Schon mehr als 2000 Fälle. Hamburgs Fraktionschef sieht Gesundheitsämter überfordert

Hamburg. Es ist ein Wettlauf mit der Zeit. Vor dem Hintergrund von mittlerweile mehr als 2000 EHEC-Fällen in Deutschland konzentrieren sich die Experten vor allem auf die Suche nach der weiterhin rätselhaften Quelle des Erregers. Am Freitag verdichteten sich die Hinweise darauf, dass tatsächlich rohe Tomaten, Gurken und Salat Träger des Durchfallerregers sind.

Bei einer Befragung von EHEC-Patienten habe sich gezeigt, dass 84 Prozent der Erkrankten zuvor Salat verzehrt hatten, teilte das Berliner Robert-Koch-Institut mit. In einer Vergleichsgruppe gesunder Menschen seien es nur 47 Prozent gewesen. Ähnlich sei die Verteilung bei den anderen beiden Produkten - EHEC-Patienten hatten deutlich häufiger Tomaten und Gurken verzehrt.
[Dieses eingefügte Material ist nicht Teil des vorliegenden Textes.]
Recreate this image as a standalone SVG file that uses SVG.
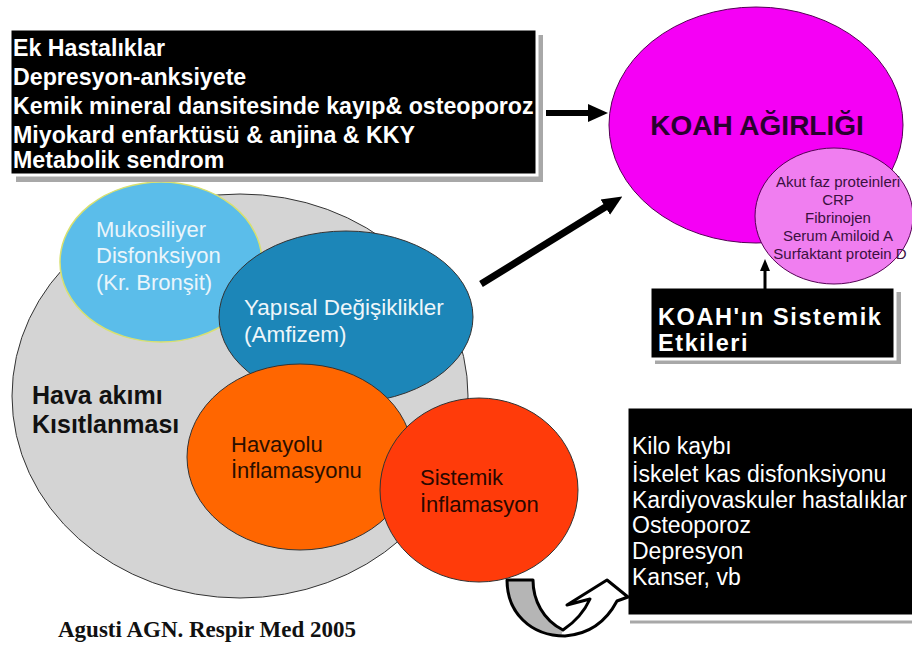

Auch am Hamburger Institut für Hygiene und Umwelt werden zurzeit vor allem Tomaten, Gurken und Salat analysiert. Bisher konnte der aggressive EHEC-Erreger vom Typ O104:H4 trotz der bis zu 80 Proben täglich nicht nachgewiesen werden. Auch deshalb sei die Suche jetzt auch auf Salatsaucen und Salatkräuter ausgeweitet worden, sagte eine Institutsprecherin.

Der frühere Gesundheitssenator und jetzige CDU-Fraktionschef in der Bürgerschaft, Dietrich Wersich, forderte angesichts der erfolglosen Suche nach der EHEC-Quelle den Einsatz von Polizisten: "Die Gesundheitsämter sind wegen der Vielzahl der Fälle offensichtlich überfordert", sagte Wersich dem Abendblatt. Die Polizei könne mit ihrer Kompetenz "bei der Jagd auf das Bakterium" helfen. Die Beamten sollten die Erkrankten danach befragen, was sie wann gegessen und welche Lebensmittel sie wo gekauft haben.

"So kann ein Profil erstellt werden, das zur Aufklärung beiträgt, wo der Infektionsherd lag", sagte der CDU-Politiker. Da offensichtlich in Hamburg der Schwerpunkt der Erkrankungen liege, schaue die Republik auf die Stadt. Er sehe den Einsatz der Polizei durch das Gesetz zum Schutz der öffentlichen Sicherheit und Ordnung gedeckt, so Wersich.

Klaus-Dieter Zastrow, Chefarzt für Hygiene an den Vivantes-Kliniken in Berlin, verwies auf die Möglichkeit, dass der Keim wissentlich durch Menschen an Lebensmittel herangebracht wurde. Zastrow: "Wir hatten doch schon Fälle, bei denen Leute zum Beispiel die Mayonnaise in Supermärkten vergifteten." Der Mikrobiologe Stefan Zimmermann von der Uni Heidelberg hält es aber für "ausgesprochen schwierig", einen Keim wie den O104 im Labor zu erzeugen, wie er "Spiegel Online" sagte.

Unterdessen steigt die Zahl der Neuinfektionen weiter. Allein in Hamburg, das weiter Schwerpunkt der Epidemie ist, gibt es jetzt 751 EHEC-Fälle - davon 144 mit dem lebensgefährlichen Hämolytisch-urämischen Syndrom (HUS). Auch wenn der Zuwachs etwas geringer ausfalle als in den vergangenen Tagen, bleibe die Situation besorgniserregend, sagte Gesundheitssenatorin Cornelia Prüfer-Storcks (SPD). "Es ist auf jeden Fall zu früh, um in irgendwelcher Form Entwarnung zu geben". In Deutschland leiden insgesamt 500 der mehr als 2000 EHEC-Patienten an HUS. 19 Menschen starben bisher an den Folgen der Krankheit, zuletzt eine ältere Frau im Elbe-Klinikum in Stade.

In Zusammenhang mit der EHEC-Krise ermittelt inzwischen auch die Polizei in Hamburg gegen zwei Großhändler und einen Restaurantbesitzer. Bei ihnen waren Gurken gefunden worden, die den EHEC-Erreger trugen - allerdings nicht den gefährlichen O104-Typ, der für die derzeitige Epidemie verantwortlich ist.